Lei è tornato in tv con Che ci faccio qui in un momento di grande cambiamento per la Rai?
Sì è vero, sono tornato in televisione in un momento particolare. Anche io arrivo da due anni e mezzo non facili. Benché abbia avuto offerte altrove, ho deciso di non accettarle, infatti mi sono detto: ‘Perché devo lasciare quella che ho sempre considerato la mia casa?’. Non sono un interno ma è da 23 anni che faccio programmi solo per Rai 3. Ad andarmene mi sarei sentito un po’ vigliacco e quindi ho deciso di fare un altro tentativo per vedere se era possibile tornare sullo schermo, senza lasciare nulla di intentato. E così è stato.

È stato soddisfatto dei risultati che ha ottenuto Che ci faccio qui?
Sì tantissimo. Tra l’altro la prima puntata ha avuto una critica favorevole e poi i nostri social sono un termometro. Lì si capisce quanta attesa c’era attorno al mio programma e questo mi consolo perché è come se mi ripagasse della malinconia di questi due anni e mezzo di lontananza. Io avevo trovato lo stratagemma del teatro che mi ha permesso di non arretrare di un centimetro rispetto al mio mandato. Quando la televisione non mi ha voluto, ho deciso di trasporre il mio racconto in una narrazione da portare nei teatri che per me sono come luoghi sacri, perché non c’è nessuna mediazione tra te e il pubblico. Le storie che ho portato così in giro per l’Italia hanno creato una sorta di affezione nelle persone che mi chiedevano come erano finite le vicende che raccontavo. Oggi, potrei dire, che il mio ritorno in televisione è stato arricchito dall’esperienza teatrale.
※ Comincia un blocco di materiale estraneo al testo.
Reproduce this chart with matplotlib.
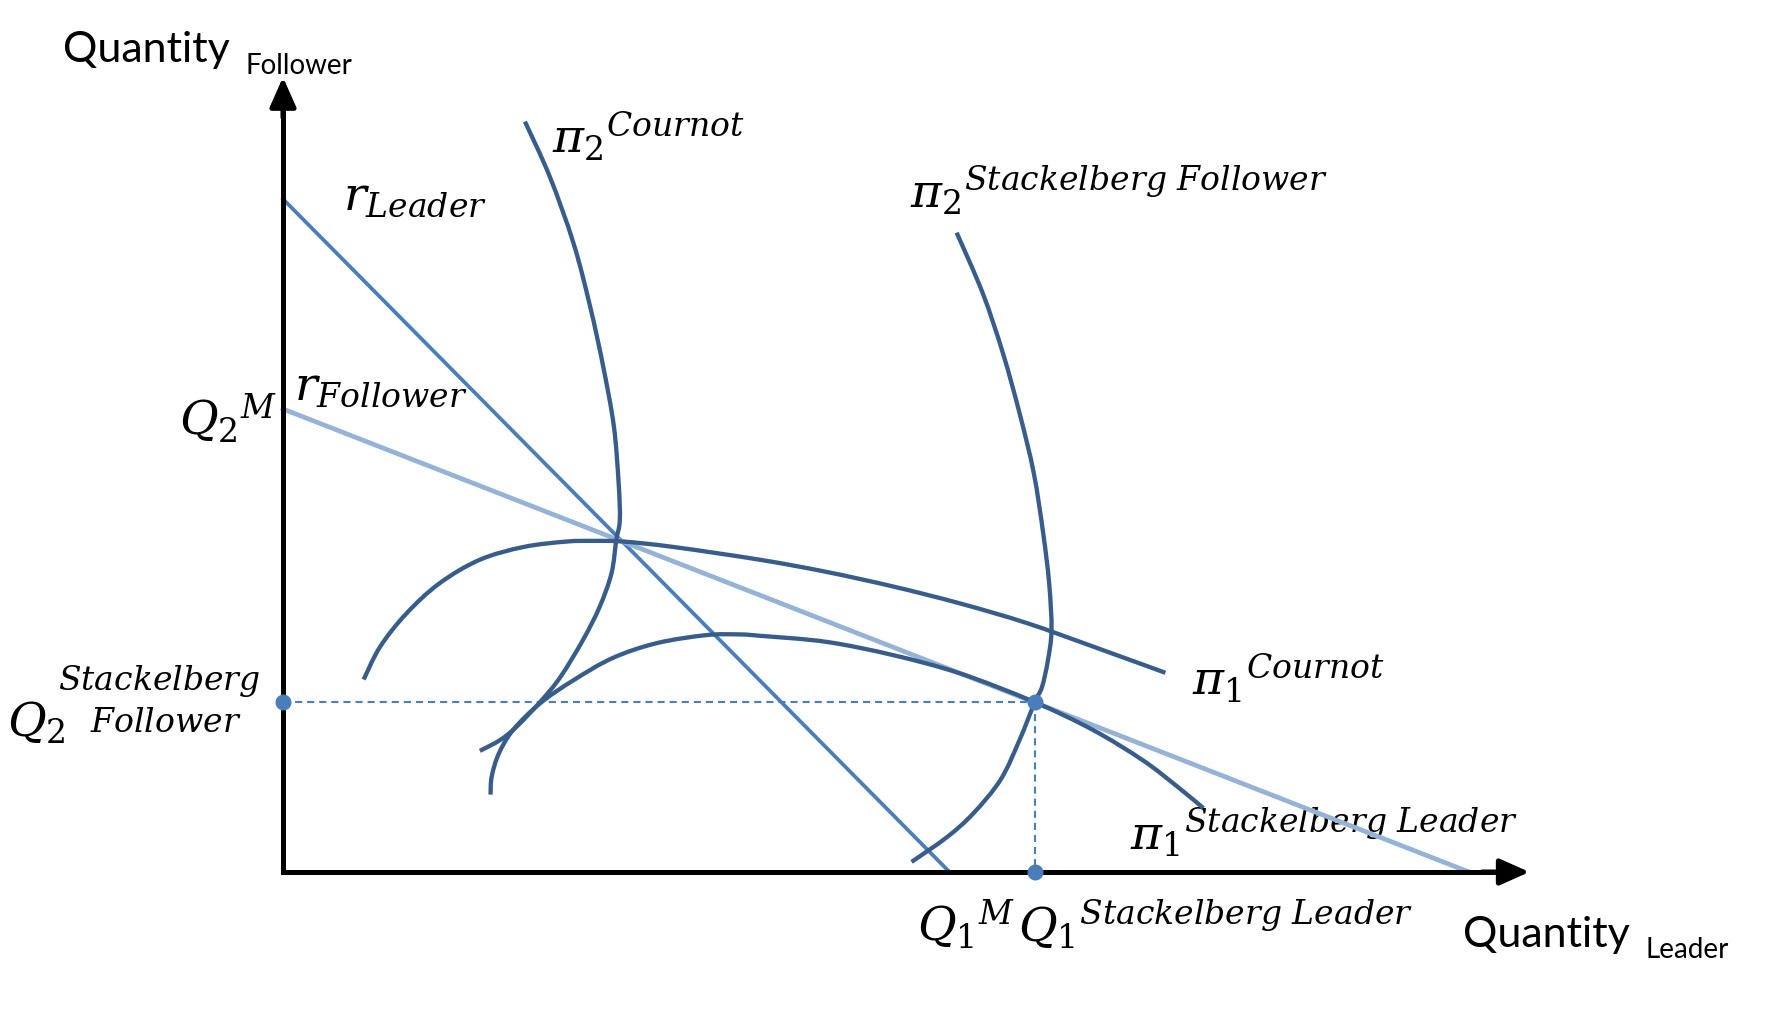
import matplotlib
matplotlib.use("Agg")
import matplotlib.pyplot as plt
import numpy as np
from matplotlib.path import Path
from matplotlib.patches import PathPatch

plt.rcParams["mathtext.fontset"] = "dejavuserif"

# axis units: quantity of leader (x) and follower (y), both 0..100 scale
# reaction functions (straight lines, intercepts)
r_leader_x = [0.0, 56.2]
r_leader_y = [100.0, 0.0]
r_follower_x = [0.0, 100.0]
r_follower_y = [68.8, 0.0]

# Stackelberg equilibrium
stack_q1 = 63.4
stack_q2 = 25.3

# isoprofit curves
pi2_cournot_x = [20.4, 22.5, 24.5, 25.9, 27.0, 27.9, 28.3, 28.4, 28.1, 27.7,
                 26.7, 25.3, 23.4, 21.7, 19.7, 18.3, 16.6]
pi2_cournot_y = [111.5, 103.3, 93.4, 84.0, 75.1, 66.2, 57.8, 52.3, 49.3, 44.4,
                 39.4, 34.5, 29.0, 25.3, 21.6, 19.6, 18.0]

pi1_cournot_x = [6.8, 8.2, 10.4, 13.2, 16.6, 20.3, 23.9, 26.2, 28.7, 32.9,
                 40.2, 45.8, 51.5, 57.1, 62.7, 68.3, 74.4]
pi1_cournot_y = [28.6, 33.5, 38.4, 42.9, 46.4, 48.3, 49.1, 49.2, 49.1, 48.3,
                 46.4, 44.6, 42.4, 39.9, 37.0, 33.5, 29.6]

pi1_leader_x = [17.5, 17.6, 18.2, 19.4, 21.7, 24.5, 27.8, 31.5, 35.7, 38.5,
                40.2, 45.8, 51.5, 57.1, 63.3, 68.3, 72.5, 75.4, 77.6]
pi1_leader_y = [11.5, 14.2, 17.6, 21.1, 25.1, 28.5, 31.8, 34.0, 35.2, 35.3,
                35.1, 34.2, 32.2, 29.5, 25.3, 21.1, 16.6, 12.7, 9.5]

pi2_follower_x = [56.8, 59.0, 60.7, 62.1, 63.3, 64.1, 64.6, 64.8, 64.5, 64.0,
                  63.4, 62.1, 60.5, 58.2, 56.0, 53.0]
pi2_follower_y = [95.0, 86.0, 77.1, 68.2, 59.3, 50.3, 42.9, 36.0, 31.5, 27.5,
                  25.3, 19.6, 13.7, 8.7, 5.2, 1.5]

x_axis_end = 105.1
y_axis_end = 118.1

DARK = "#385D8A"
MID = "#4A7EBB"
LIGHT = "#95B3D7"


def smooth_path(xs, ys):
    # catmull-rom through the read points, drawn as cubic beziers
    p = np.column_stack([xs, ys])
    p = np.vstack([p[0], p, p[-1]])
    verts = [p[1]]
    codes = [Path.MOVETO]
    for i in range(1, len(p) - 2):
        c1 = p[i] + (p[i + 1] - p[i - 1]) / 6.0
        c2 = p[i + 1] - (p[i + 2] - p[i]) / 6.0
        verts += [c1, c2, p[i + 1]]
        codes += [Path.CURVE4] * 3
    return Path(verts, codes)


fig = plt.figure(figsize=(17.82, 10.28), dpi=100)
ax = fig.add_axes([0, 0, 1, 1])
ax.set_xlim(-23.86, 126.39)
ax.set_ylim(-23.18, 129.57)
ax.axis("off")

# axes with arrows
ax.plot([0, 0, x_axis_end - 2], [y_axis_end - 3, 0, 0], color="black", lw=3.6,
        solid_joinstyle="miter", solid_capstyle="butt", zorder=5)
arrow = dict(arrowstyle="-|>,head_length=0.9,head_width=0.4", color="black",
             lw=3.6, mutation_scale=20, shrinkA=0, shrinkB=0)
ax.annotate("", xy=(0, y_axis_end), xytext=(0, y_axis_end - 6), arrowprops=arrow, zorder=5)
ax.annotate("", xy=(x_axis_end, 0), xytext=(x_axis_end - 4, 0), arrowprops=arrow, zorder=5)

# reaction functions
ax.plot(r_leader_x, r_leader_y, color=MID, lw=2.7, zorder=3)
ax.plot(r_follower_x, r_follower_y, color=LIGHT, lw=3.4, zorder=3)

# isoprofit curves
for xs, ys in [(pi2_cournot_x, pi2_cournot_y), (pi1_cournot_x, pi1_cournot_y),
               (pi1_leader_x, pi1_leader_y), (pi2_follower_x, pi2_follower_y)]:
    ax.add_patch(PathPatch(smooth_path(xs, ys), fill=False, edgecolor=DARK,
                           lw=3.1, capstyle="butt", zorder=4))

# Stackelberg guides
ax.plot([0, stack_q1], [stack_q2, stack_q2], color=MID, lw=1.5, dashes=(3.4, 2.4), zorder=3)
ax.plot([stack_q1, stack_q1], [stack_q2, 0], color=MID, lw=1.5, dashes=(3.4, 2.4), zorder=3)
ax.plot([0, stack_q1, stack_q1], [stack_q2, stack_q2, 0], ls="none", marker="o",
        ms=10.5, color=MID, zorder=6)

# labels
MS = 34
lab = dict(ha="left", va="baseline", fontsize=MS, color="black", zorder=2)
ax.text(5.06, 98.4, r"$r_{Leader}$", **lab)
ax.text(0.93, 70.1, r"$r_{Follower}$", **lab)
ax.text(22.66, 106.8, r"${\pi_2}^{Cournot}$", **lab)
ax.text(52.87, 98.7, r"${\pi_2}^{Stackelberg\ Follower}$", **lab)
ax.text(-8.8, 64.9, r"${Q_2}^{M}$", **lab)
ax.text(-23.3, 20.1, r"$Q_2$", **lab)
ax.text(-18.95, 27.0, r"$Stackelberg$", ha="left", va="baseline", fontsize=MS * 0.7)
ax.text(-16.27, 20.8, r"$Follower$", ha="left", va="baseline", fontsize=MS * 0.7)
ax.text(76.62, 26.3, r"${\pi_1}^{Cournot}$", **lab)
ax.text(71.42, 3.3, r"${\pi_1}^{Stackelberg\ Leader}$", **lab)
ax.text(53.43, -10.36, r"${Q_1}^{M}$", **lab)
ax.text(62.0, -10.36, r"${Q_1}^{Stackelberg\ Leader}$", **lab)

ax.text(-18.55, 120.4, "Quantity", fontfamily="Lato", fontsize=31, ha="left", va="baseline")
ax.text(-3.2, 118.6, "Follower", fontfamily="Lato", fontsize=20, ha="left", va="baseline")
ax.text(99.49, -11.1, "Quantity", fontfamily="Lato", fontsize=31, ha="left", va="baseline")
ax.text(114.84, -12.85, "Leader", fontfamily="Lato", fontsize=20, ha="left", va="baseline")

fig.savefig("out.png", dpi=100, facecolor="white")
Il linguaggio teatrale rispetto a quello televisivo è stato più impattante?
Sicuramente il teatro dà un riscontro immediato e diretto. Già senti il pubblico, anche se non lo vedi sul palco. C’è il riscontro serale, l’abbraccio del pubblico che al termine dello spettacolo mi fermava per parlare di quello che avevano appena ascoltato. Questa è una cosa che mi ha fatto comprendere quanto sia stato importante aver trasmesso quel tipo di messaggio in tv, ha lasciato il segno. Il mio ritorno sullo schermo non poteva disattendere queste aspettative.

Lei prima ha parlato dei social, sono strumenti di comunicazione adatti per le sue inchieste?
I social sono dei mezzi di diffusione per fare arrivare delle informazioni che altrimenti non si diffonderebbero, ma non servono per l’approfondimento. I social sono degli strumenti che ci rapiscono ma poi c’è bisogno di approfondimenti.

Dopo queste tre puntate di Che ci faccio qui, pensa ce ne saranno altre?
Io lo spero. Se la Rai me lo chiedesse, lo farò con piacere. In ogni caso non farò morire questo progetto.